Comments on the Canon PowerShot S95 camera
Part one: high ISO performance

You probably wonder why my comments on the Canon S95 camera begin with the description of its high ISO performance—after all, one is supposed to start with an introduction, depiction of ergonomics and handling, menus, and so on and so forth. The reason for breaking what has become the traditional sequence of reviewing cameras is that I bought the S95 immediately prior to a trip to Spain and, after a few days with the camera, I had a pretty good idea about its features and performance—with the only exception of image quality at higher ISO settings. On the one hand, this is a compact camera with a tiny sensor, and noise builds up very quickly as you move up the ISO scale. On the other hand, much of it is colour noise that can be dealt with quite easily in post processing; moreover, I quite liked the quality of S95's noise, which is much more film–like than I expected. As a result, I could not quite pin down how far I can go with high ISO settings without jeopardizing image quality too much. Also, simply looking at the shots taken at various ISO settings I could not decide what the upper ISO setting of the Auto ISO function should be. This is an important issue, and I decided to conduct a more formal test to answer these questions before going on the trip.

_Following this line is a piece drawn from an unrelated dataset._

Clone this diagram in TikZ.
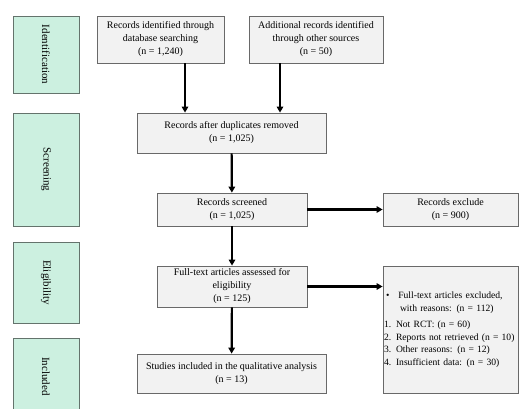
\documentclass[tikz,border=0pt]{standalone}
\usepackage{fontspec}
\setmainfont{Liberation Serif}
\usetikzlibrary{
    shapes,
    positioning,
    calc,
    arrows.meta
}
\definecolor{boxgray}{RGB}{242,242,242}
\definecolor{linegray}{RGB}{105,105,105}
\definecolor{mint}{RGB}{204,240,224}
\definecolor{mintline}{RGB}{100,115,108}
\tikzset{
  basic/.style = {
      draw=linegray,
      line width=0.8pt,
      rectangle,
      fill=boxgray,
      inner sep=0pt,
      font=\fontsize{10}{13}\selectfont,
      align=center
  },
  phase/.style = {
      draw=mintline,
      line width=0.8pt,
      rectangle,
      fill=mint,
      rotate=-90,
      font=\fontsize{11}{13}\selectfont,
      minimum height=66pt
  },
  link/.style = {
      line width=2.2pt,
      -{Triangle[length=6pt,width=6.5pt]}
  }
}

\begin{document}
\begin{tikzpicture}[x=1pt, y=-1pt]
    \useasboundingbox (0,0) rectangle (519,409);
    % Phases
    \node[phase, minimum width=77pt] (ident) at (46,54.5) {Identification};
    \node[phase, minimum width=113pt] (screen) at (46,169.5) {Screening};
    \node[phase, minimum width=81pt] (elig) at (46,282.5) {Eligibility};
    \node[phase, minimum width=77pt] (incl) at (46,376.5) {Included};
    % Nodes
    \node[basic, minimum width=127pt, minimum height=47pt] (dbase) at (160.5,39.5)
        {Records identified through\\database searching\\(n = 1,240)};
    \node[basic, minimum width=134pt, minimum height=47pt] (other) at (316,39.5)
        {Additional records identified\\through other sources\\(n = 50)};
    \node[basic, minimum width=189pt, minimum height=40pt] (dedup) at (231.5,133)
        {Records after duplicates removed\\(n = 1,025)};
    \node[basic, minimum width=150pt, minimum height=33pt] (screened) at (232,209.5)
        {Records screened\\(n = 1,025)};
    \node[basic, minimum width=135pt, minimum height=33pt] (exclude) at (450.5,209.5)
        {Records exclude\\(n = 900)};
    \node[basic, minimum width=150pt, minimum height=41pt] (fulltext) at (232,286.5)
        {Full-text articles assessed for\\eligibility\\(n = 125)};
    \node[basic, minimum width=135pt, minimum height=127pt, text width=133pt,
          align=left, font=\fontsize{9.6}{12.5}\selectfont] (reasons) at (450.5,329.5)
        {\hspace*{2pt}\textbullet\hspace{9pt}Full-text articles excluded,\\
         \hspace*{16pt}with reasons: (n = 112)\\[4pt]
         1. Not RCT: (n = 60)\\
         2. Reports not retrieved (n = 10)\\
         3. Other reasons: (n = 12)\\
         4. Insufficient data: (n = 30)};
    \node[basic, minimum width=189pt, minimum height=39pt] (studies) at (231.5,373.5)
        {Studies included in the qualitative analysis\\(n = 13)};
    % Edges
    \draw[link] ([xshift=24.5pt]dbase.south) -- ([xshift=24.5pt]dbase.south |- dedup.north);
    \draw[link] ([xshift=-36pt]other.south) -- ([xshift=-36pt]other.south |- dedup.north);
    \draw[link] (dedup) -- (screened);
    \draw[link] (screened) -- (exclude);
    \draw[link] (screened) -- (fulltext);
    \draw[link] (fulltext.east) -- (fulltext.east -| reasons.west);
    \draw[link] (fulltext) -- (studies);
\end{tikzpicture}
\end{document}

Below are crops of the same scene shot at various ISO settings shown at 100% magnification. They were processed in Adobe Camera Raw, and what you immediately see is the versions where no sharpening or noise reduction was applied; roll your mouse over the images to see the versions where quick–and–dirty noise reduction and sharpening were applied in ACR. I have to note that the degree of sharpening and noise reduction that I applied was quite mild—many would choose a more aggressive approach. Also, more sophisticated noise reduction software would probably produce better results.










Image quality at base ISO (ISO80) is truly remarkable for a compact camera, but by ISO400 there is already a lot of noise. Thankfully, though, it cleans up quite easily and the results are very impressive at this ISO setting, too. The amount of noise increases progressively as we move on to ISO800—there is a noticeable loss of detail and colour data; nonetheless, things still do not look too bad, even though you know that this is probably as far as you want to push it. ISO1600 is very noisy and a lot of detail and colour information is lost to noise. This ISO setting might still work for certain subjects, though.

Pixel–peeping tells only one side of the story; to have the whole story and proper answers I decided to go the extra mile and see what the noise patterns look like in real–life prints. I printed the original photographs at 300dpi first without applying noise reduction and then after cleaning them up a little in ACR.

When no noise reduction is applied, noise is already visible in prints at close examination at ISO400, very noticeable at ISO800, and plain objectionable at ISO1600. When noise reduction is applied, however, the prints look very good up to ISO800, although there is a visible loss of colour at ISO800; luminance noise is noticeable at close examination, too, but it gives an impression of texture rather than objectionable noise. At ISO1600 there is a further loss of colour and detail and luminance noise is very obvious, although, again, it is not too obnoxious and might work for some subjects.

So here is the executive summary based on my tests: the upper ISO setting of the Auto ISO function shall be ISO640; the camera can be pushed further to ISO1600 if absolutely necessary but this should be avoided if possible. ISO3200? You do not want to go there, really.

As with so many things in life, our perception and judgment are based on relative expectations, not objective results (if there is such a thing). Compared with DSLR cameras, high ISO performance of the S95 is mediocre at best. However, the Panasonic LX–2 that I used for years essentially was an ISO100 camera, and I could live with that perfectly well. Now, however, I have a compact camera that I can easily use at ISO640 and, if really necessary, push to ISO1600. Relatively speaking, this is nothing short of astounding.